▸ **Data lines**:
--- START ---

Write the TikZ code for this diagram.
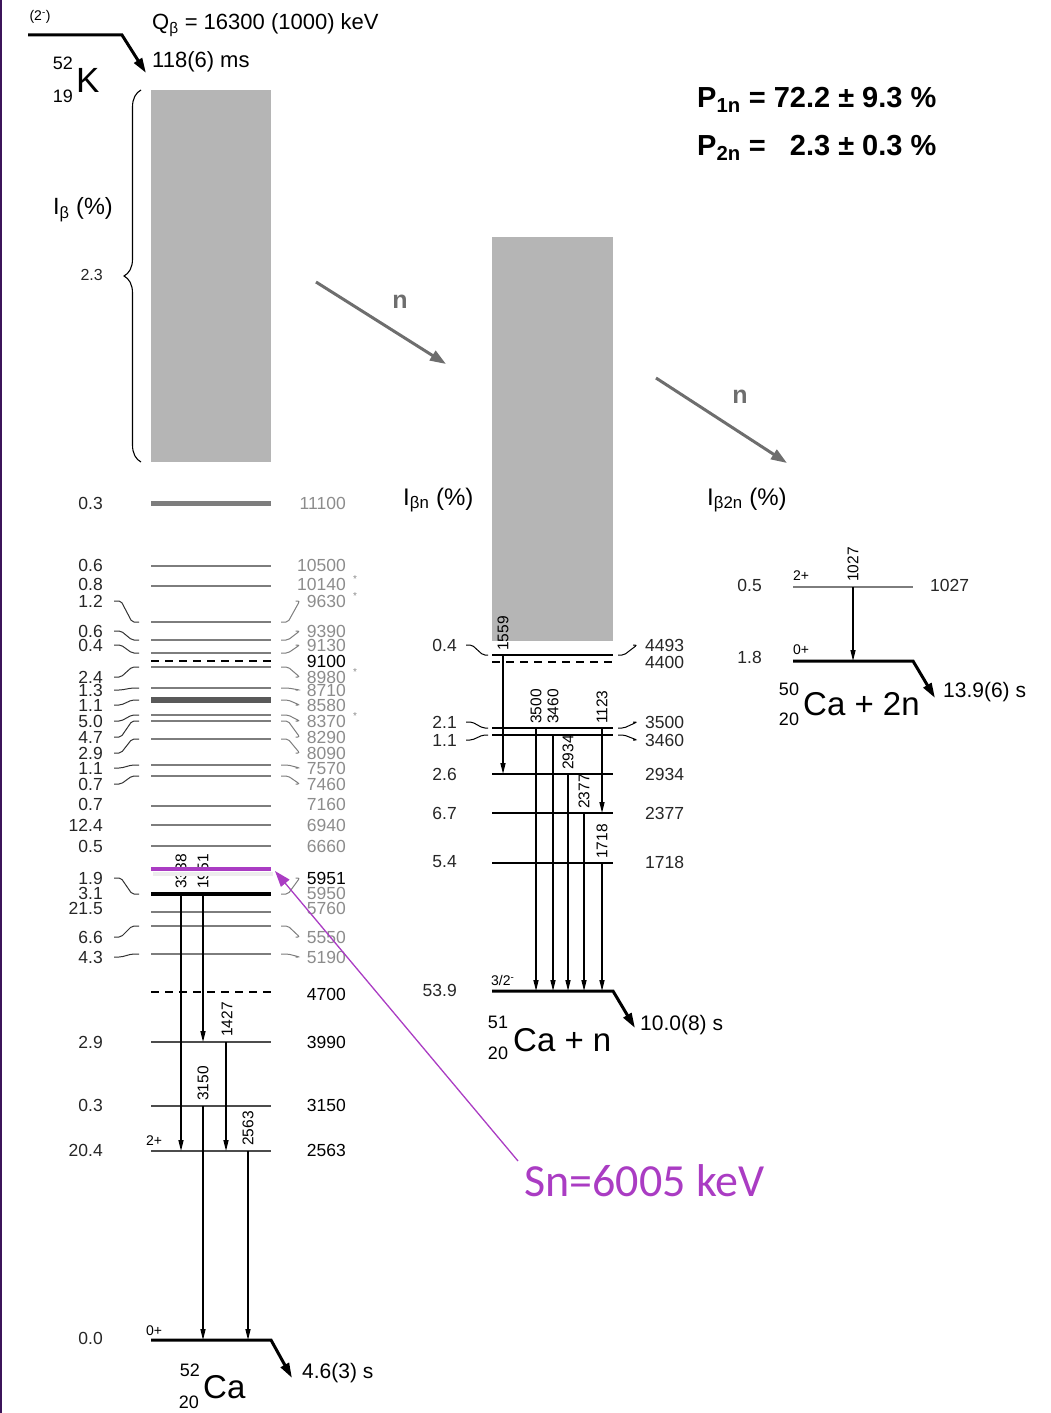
\documentclass[tikz,border=0pt]{standalone}
\usepackage{fontspec}
\setmainfont{Liberation Sans}
\newfontfamily\snfont{Carlito}
\usetikzlibrary{arrows.meta,decorations.pathreplacing}

\definecolor{lvlgray}{RGB}{125,125,125}
\definecolor{labgray}{RGB}{140,140,140}
\definecolor{boxgray}{RGB}{181,181,181}
\definecolor{ngray}{RGB}{110,110,110}
\definecolor{snpurple}{RGB}{170,60,195}
\definecolor{slideedge}{RGB}{60,20,90}

\tikzset{
  lvl/.style={lvlgray, line width=1.6pt},
  blk/.style={black, line width=1.5pt},
  gam/.style={black, line width=1.3pt, -{Triangle[length=11pt,width=5pt]}},
  half/.style={black, line width=3pt, -{Triangle[length=15pt,width=9pt]}},
  glab/.style={rotate=90, anchor=west, inner sep=1pt, font=\fontsize{15.5}{15.5}\selectfont},
  ilab/.style={anchor=east, inner sep=0pt, font=\fontsize{17.5}{17.5}\selectfont, text=black!85},
  elab/.style={anchor=east, inner sep=0pt, font=\fontsize{17.5}{17.5}\selectfont},
  spin/.style={anchor=south west, inner sep=0pt, font=\fontsize{14}{14}\selectfont},
  tie/.style={line width=1pt, rounded corners=2pt},
  nbig/.style={anchor=west, inner sep=0pt, font=\fontsize{33}{33}\selectfont},
  nsmall/.style={inner sep=0pt, font=\fontsize{18}{18}\selectfont},
  hl/.style={anchor=west, inner sep=0pt, font=\fontsize{22}{22}\selectfont},
}

\begin{document}
\begin{tikzpicture}[x=1pt,y=-1pt]

\useasboundingbox (0,0) rectangle (1051,1413);
\fill[slideedge] (0,0) rectangle (2,1413);

% parent 52K
\node[font=\fontsize{14}{14}\selectfont] (spinK) at (40,17) {(2\textsuperscript{-})};
\draw[half] (28,35) -- (122,35) -- (146,73);
\node[hl] (qb) at (152,25) {Q\textsubscript{β} = 16300 (1000) keV};
\node[hl] (tK) at (152,62) {118(6) ms};
\node[nsmall] (aK) at (63,63) {52};
\node[nsmall] (zK) at (63,96) {19};
\node[nbig, font=\fontsize{35}{35}\selectfont] (K) at (76,80) {K};

\node[font=\fontsize{29}{29}\selectfont\bfseries, anchor=west, inner sep=0pt] (p1n) at (697,100) {P\textsubscript{1n} = 72.2 ± 9.3 \%};
\node[font=\fontsize{29}{29}\selectfont\bfseries, anchor=west, inner sep=0pt] (p2n) at (697,148) {P\textsubscript{2n} = \phantom{7}2.3 ± 0.3 \%};

% 52Ca
\fill[boxgray] (151,90) rectangle (271,462);
\draw[decorate, decoration={brace, amplitude=17pt}, line width=1.1pt] (141,462) -- (141,90);
\node[font=\fontsize{23.5}{23.5}\selectfont, anchor=west, inner sep=0pt] (ib) at (53,210) {I\textsubscript{β} (\%)};
\node[ilab, font=\fontsize{16}{16}\selectfont] (i275) at (103,275) {2.3};

\draw[lvlgray, line width=5pt] (151,503) -- (271,503);
\foreach \y in {566,586,622,640,653,667,688,715,721,739,765,776,806,825,846,912,926,954}
  \draw[lvl] (151,\y) -- (271,\y);
\draw[black!65, line width=6pt] (151,700) -- (271,700);
\draw[blk, dash pattern=on 8pt off 6pt] (151,661) -- (271,661);
\draw[blk, dash pattern=on 8pt off 6pt] (151,992) -- (271,992);
\draw[black, line width=3.5pt] (151,894) -- (271,894);
\foreach \y in {1042,1106,1151}
  \draw[black!70, line width=1.8pt] (151,\y) -- (271,\y);
\draw[half] (151,1340) -- (271,1340) -- (292,1378);

\foreach \t/\ly in {0.3/503, 0.6/565, 0.8/584, 1.2/601, 0.6/631, 0.4/645, 2.4/677, 1.3/690,
  1.1/705, 5.0/721, 4.7/737, 2.9/753, 1.1/768, 0.7/784, 0.7/804, 12.4/825, 0.5/846,
  1.9/878, 3.1/893, 21.5/908, 6.6/937, 4.3/957, 2.9/1042, 0.3/1105, 20.4/1150, 0.0/1338}
  \node[ilab] (i\ly) at (103,\ly) {\t};

\foreach \t/\ly/\c in {11100/503/labgray, 10500/565/labgray, 10140/584/labgray, 9630/601/labgray,
  9390/631/labgray, 9130/645/labgray, 9100/661/black, 8980/677/labgray, 8710/690/labgray,
  8580/705/labgray, 8370/721/labgray, 8290/737/labgray, 8090/753/labgray, 7570/768/labgray,
  7460/784/labgray, 7160/804/labgray, 6940/825/labgray, 6660/846/labgray, 5951/878/black,
  5950/893/labgray, 5760/908/labgray, 5550/937/labgray, 5190/957/labgray, 4700/994/black,
  3990/1042/black, 3150/1105/black, 2563/1150/black}
  \node[elab, text=\c] (e\ly) at (346,\ly) {\t};
\foreach \ly in {584,601,677,721}
  \node[font=\fontsize{10}{10}\selectfont, text=labgray, inner sep=0pt] (s\ly) at (355,\ly-5) {*};

\foreach \a/\b in {601/622, 631/640, 645/653, 677/667, 690/688, 705/700, 721/715, 737/721,
  753/739, 768/765, 784/776, 878/894, 937/926, 957/954}
{
  \draw[tie, black!80] ([xshift=11pt]i\a.east) -- ++(7,0) -- (132,\b) -- (139,\b);
  \draw[tie, lvlgray] (281,\b) -- (288,\b) -- ([xshift=-7pt]e\a.west) -- ++(-4,0);
}

\draw[gam] (181,894) -- (181,1151);
\draw[gam] (203,894) -- (203,1042);
\draw[gam] (226,1042) -- (226,1151);
\draw[gam] (203,1106) -- (203,1340);
\draw[gam] (248,1151) -- (248,1340);
\foreach \x/\ly/\t in {181/890/3338, 203/890/1951, 227/1038/1427, 203/1102/3150, 248/1147/2563}
  \node[glab] (g\t) at (\x,\ly) {\t};

\node[spin] (s2a) at (146,1146) {2+};
\node[spin] (s0a) at (146,1336) {0+};
\node[anchor=west, inner sep=0pt, font=\fontsize{21}{21}\selectfont] (tCa52) at (302,1373) {4.6(3) s};
\node[nsmall] (aCa52) at (190,1370) {52};
\node[nsmall] (zCa52) at (189,1402) {20};
\node[nbig] (Ca52) at (203,1387) {Ca};

% neutron arrows
\draw[ngray, line width=3pt, -{Triangle[length=16pt,width=11pt]}] (316,282) -- (446,364);
\node[text=ngray, font=\fontsize{25}{25}\selectfont\bfseries] (n1) at (400,302) {n};
\draw[ngray, line width=3pt, -{Triangle[length=16pt,width=11pt]}] (656,378) -- (787,463);
\node[text=ngray, font=\fontsize{25}{25}\selectfont\bfseries] (n2) at (740,397) {n};

% 51Ca + n
\node[font=\fontsize{24}{24}\selectfont, anchor=west, inner sep=0pt] (ibn) at (403,500) {I\textsubscript{βn} (\%)};
\fill[boxgray] (492,237) rectangle (613,641);
\foreach \y in {655,728,735,774,813,863}
  \draw[blk] (492,\y) -- (613,\y);
\draw[blk, dash pattern=on 8pt off 6pt] (492,662) -- (613,662);
\draw[half] (492,991) -- (613,991) -- (635,1028);

\foreach \t/\ly in {0.4/645, 2.1/722, 1.1/740, 2.6/774, 6.7/813, 5.4/862, 53.9/990}
  \node[ilab] (m\ly) at (457,\ly) {\t};
\foreach \t/\ly in {4493/645, 4400/662, 3500/722, 3460/740, 2934/774, 2377/813, 1718/862}
  \node[ilab, anchor=west] (r\ly) at (645,\ly) {\t};
\foreach \a/\b in {645/655, 722/728, 740/735}
{
  \draw[tie] ([xshift=9pt]m\a.east) -- ++(6,0) -- (483,\b) -- (488,\b);
  \draw[tie] (618,\b) -- (624,\b) -- ([xshift=-8pt]r\a.west) -- ++(-4,0);
}

\draw[gam] (503,655) -- (503,774);
\foreach \x/\a/\b in {536/728/991, 553/735/991, 568/774/991, 584/813/991, 602/728/813, 602/863/991}
  \draw[gam] (\x,\a) -- (\x,\b);
\foreach \x/\ly/\t in {503/652/1559, 536/725/3500, 553/725/3460, 568/771/2934, 584/810/2377, 602/725/1123, 602/860/1718}
  \node[glab] (h\t) at (\x,\ly) {\t};

\node[spin] (s32) at (491,986) {3/2\textsuperscript{-}};
\node[anchor=west, inner sep=0pt, font=\fontsize{21}{21}\selectfont] (tCa51) at (640,1025) {10.0(8) s};
\node[nsmall] (aCa51) at (498,1022) {51};
\node[nsmall] (zCa51) at (498,1053) {20};
\node[nbig] (Ca51) at (513,1040) {Ca + n};

% 50Ca + 2n
\node[font=\fontsize{24}{24}\selectfont, anchor=west, inner sep=0pt] (ib2n) at (707,500) {I\textsubscript{β2n} (\%)};
\draw[lvl] (793,587) -- (913,587);
\draw[gam] (853,587) -- (853,661);
\draw[half] (793,661) -- (913,661) -- (935,698);
\node[glab] (k1027) at (853,583) {1027};
\node[ilab] (q585) at (762,585) {0.5};
\node[ilab] (q657) at (762,657) {1.8};
\node[ilab, anchor=west] (w585) at (930,585) {1027};
\node[spin] (s2b) at (793,581) {2+};
\node[spin] (s0b) at (793,655) {0+};
\node[anchor=west, inner sep=0pt, font=\fontsize{21}{21}\selectfont] (tCa50) at (943,692) {13.9(6) s};
\node[nsmall] (aCa50) at (789,689) {50};
\node[nsmall] (zCa50) at (789,719) {20};
\node[nbig] (Ca50) at (803,704) {Ca + 2n};

% Sn
\draw[black!7, line width=4pt] (153,874) -- (273,874);
\draw[snpurple, line width=4pt] (151,869) -- (271,869);
\coordinate (snend) at (275,871);
\node[text=snpurple, anchor=west, inner sep=0pt, font=\snfont\fontsize{46}{46}\selectfont] (sn) at (524,1181) {Sn=6005 keV};
\draw[snpurple, line width=1.3pt, -{Triangle[length=16pt,width=11pt]}] ([shift={(-6,-20)}]sn.west) -- (snend);

\end{tikzpicture}
\end{document}
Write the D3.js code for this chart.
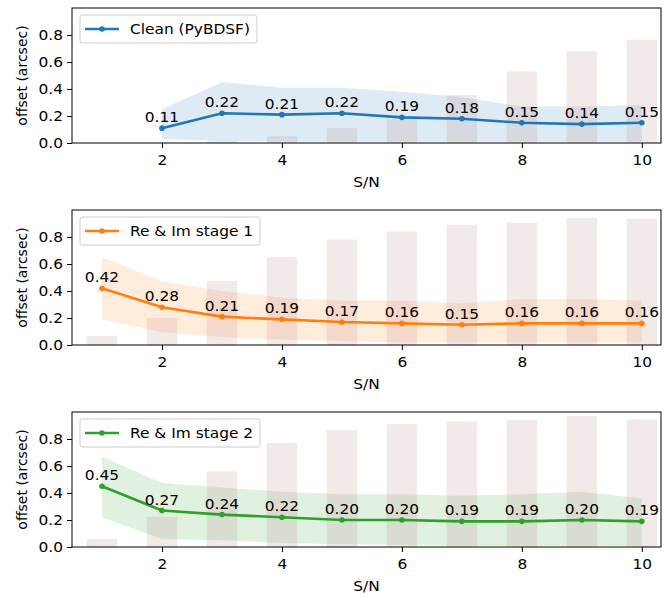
<!DOCTYPE html>
<html>
<head>
<meta charset="utf-8">
<script src="https://cdn.jsdelivr.net/npm/d3@7"></script>
<style>
  body { margin: 0; background: #fff; }
  text { font-family: "DejaVu Sans", sans-serif; }
</style>
</head>
<body>
<div id="chart"></div>
<script>
// S/N bins
const snr = [1, 2, 3, 4, 5, 6, 7, 8, 9, 10]
const yTicks = [0.0, 0.2, 0.4, 0.6, 0.8]
const xTicks = [2, 4, 6, 8, 10]

// Clean (PyBDSF) - no detection at S/N 1
const cleanMean  = [null, 0.11, 0.22, 0.21, 0.22, 0.19, 0.18, 0.15, 0.14, 0.15]
const cleanLow   = [null, 0.03, 0.015, 0.01, 0.01, 0.01, 0.01, 0.01, 0.01, 0.01]
const cleanHigh  = [null, 0.25, 0.45, 0.41, 0.41, 0.38, 0.34, 0.27, 0.27, 0.28]
const cleanFrac  = [0, 0, 0.015, 0.05, 0.11, 0.18, 0.355, 0.53, 0.68, 0.765]

// Re & Im stage 1
const stage1Mean = [0.42, 0.28, 0.21, 0.19, 0.17, 0.16, 0.15, 0.16, 0.16, 0.16]
const stage1Low  = [0.19, 0.094, 0.06, 0.04, 0.03, 0.02, 0.02, 0.02, 0.02, 0.02]
const stage1High = [0.65, 0.47, 0.40, 0.35, 0.33, 0.33, 0.31, 0.34, 0.34, 0.33]
const stage1Frac = [0.067, 0.20, 0.475, 0.65, 0.78, 0.84, 0.89, 0.905, 0.94, 0.935]

// Re & Im stage 2
const stage2Mean = [0.45, 0.27, 0.24, 0.22, 0.20, 0.20, 0.19, 0.19, 0.20, 0.19]
const stage2Low  = [0.22, 0.06, 0.05, 0.03, 0.02, 0.015, 0.01, 0.01, 0.01, 0.01]
const stage2High = [0.67, 0.475, 0.44, 0.41, 0.39, 0.39, 0.38, 0.39, 0.41, 0.36]
const stage2Frac = [0.06, 0.225, 0.56, 0.77, 0.865, 0.91, 0.93, 0.94, 0.97, 0.945]

const panels = [
  { name: "Clean (PyBDSF)", color: "#1f77b4", mean: cleanMean, low: cleanLow, high: cleanHigh, frac: cleanFrac, top: 8 },
  { name: "Re & Im stage 1", color: "#ff7f0e", mean: stage1Mean, low: stage1Low, high: stage1High, frac: stage1Frac, top: 210 },
  { name: "Re & Im stage 2", color: "#2ca02c", mean: stage2Mean, low: stage2Low, high: stage2High, frac: stage2Frac, top: 412 }
]

const W = 668, H = 598
const left = 72, right = 661, ph = 135
const fs = 14
const sx = 1.1   // the picture is a little wider than tall

const svg = d3.select("#chart").append("svg")
    .attr("width", W)
    .attr("height", H)

const x = d3.scaleLinear().domain([0.5, 10.32]).range([left, right])
const barW = x(0.51) - x(0)

panels.forEach(function (p) {
    const y = d3.scaleLinear().domain([0, 1.0]).range([p.top + ph, p.top])
    const g = svg.append("g")

    const pts = snr.map(function (s, i) {
        return { s: s, m: p.mean[i], lo: p.low[i], hi: p.high[i] }
    }).filter(function (d) { return d.m !== null })

    // spread band
    g.append("path")
        .datum(pts)
        .attr("d", d3.area()
            .x(function (d) { return x(d.s) })
            .y0(function (d) { return y(d.lo) })
            .y1(function (d) { return y(d.hi) }))
        .attr("fill", p.color)
        .attr("fill-opacity", 0.15)

    // detection fraction bars
    g.selectAll("rect.bar")
        .data(snr.map(function (s, i) { return { s: s, v: p.frac[i] } }))
        .enter()
        .append("rect")
        .attr("class", "bar")
        .attr("x", function (d) { return x(d.s) - barW / 2 })
        .attr("width", barW)
        .attr("y", function (d) { return y(d.v) })
        .attr("height", function (d) { return y(0) - y(d.v) })
        .attr("fill", "rosybrown")
        .attr("fill-opacity", 0.2)

    // mean offset line
    g.append("path")
        .datum(pts)
        .attr("d", d3.line()
            .x(function (d) { return x(d.s) })
            .y(function (d) { return y(d.m) }))
        .attr("fill", "none")
        .attr("stroke", p.color)
        .attr("stroke-width", 2.6)

    g.selectAll("circle")
        .data(pts)
        .enter()
        .append("circle")
        .attr("cx", function (d) { return x(d.s) })
        .attr("cy", function (d) { return y(d.m) })
        .attr("r", 2.8)
        .attr("fill", p.color)

    g.selectAll("text.val")
        .data(pts)
        .enter()
        .append("text")
        .attr("class", "val")
        .attr("transform", function (d) { return `translate(${x(d.s)},${y(d.m) - 6}) scale(${sx},1)` })
        .attr("text-anchor", "middle")
        .attr("font-size", fs)
        .text(function (d) { return d.m.toFixed(2) })

    // axes
    const yAxis = g.append("g")
        .attr("transform", `translate(${left},0)`)
        .call(d3.axisLeft(y).tickValues(yTicks).tickSize(5).tickPadding(4).tickFormat(d3.format(".1f")))
    const xAxis = g.append("g")
        .attr("transform", `translate(0,${p.top + ph})`)
        .call(d3.axisBottom(x).tickValues(xTicks).tickSize(5).tickPadding(7))
    ;[yAxis, xAxis].forEach(function (a) {
        a.select(".domain").remove()
        a.selectAll("text")
            .attr("font-size", fs)
            .attr("font-family", "DejaVu Sans")
            .attr("fill", "#000")
            .attr("transform", `scale(${sx},1)`)
        a.selectAll("line").attr("stroke", "#000").attr("stroke-width", 1)
    })
    yAxis.selectAll("text").attr("x", -9 / sx)

    g.append("rect")
        .attr("x", left)
        .attr("y", p.top)
        .attr("width", right - left)
        .attr("height", ph)
        .attr("fill", "none")
        .attr("stroke", "#000")
        .attr("stroke-width", 1)

    g.append("text")
        .attr("transform", `translate(22,${p.top + ph / 2}) rotate(-90)`)
        .attr("text-anchor", "middle")
        .attr("dominant-baseline", "central")
        .attr("font-size", fs)
        .text("offset (arcsec)")

    g.append("text")
        .attr("transform", `translate(${(left + right) / 2},${p.top + ph + 44}) scale(${sx},1)`)
        .attr("text-anchor", "middle")
        .attr("font-size", fs)
        .text("S/N")

    // legend
    const lg = g.append("g").attr("transform", `translate(80,${p.top + 7})`)
    const txt = lg.append("text")
        .attr("transform", `translate(50,14) scale(${sx},1)`)
        .attr("dominant-baseline", "central")
        .attr("font-size", fs)
        .text(p.name)
    const tw = txt.node().getComputedTextLength() * sx
    lg.insert("rect", "text")
        .attr("width", 50 + tw + 7)
        .attr("height", 28)
        .attr("rx", 2.5)
        .attr("fill", "#fff")
        .attr("fill-opacity", 0.8)
        .attr("stroke", "#ccc")
        .attr("stroke-width", 1)
    lg.append("line")
        .attr("x1", 5).attr("x2", 39)
        .attr("y1", 14).attr("y2", 14)
        .attr("stroke", p.color)
        .attr("stroke-width", 2.6)
    lg.append("circle")
        .attr("cx", 22).attr("cy", 14)
        .attr("r", 2.8)
        .attr("fill", p.color)
})
</script>
</body>
</html>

--- END ---

▸ **Given task**: In how many lines of the data does the string "code" appear? Give only the number.

▸ **The completed task**: 2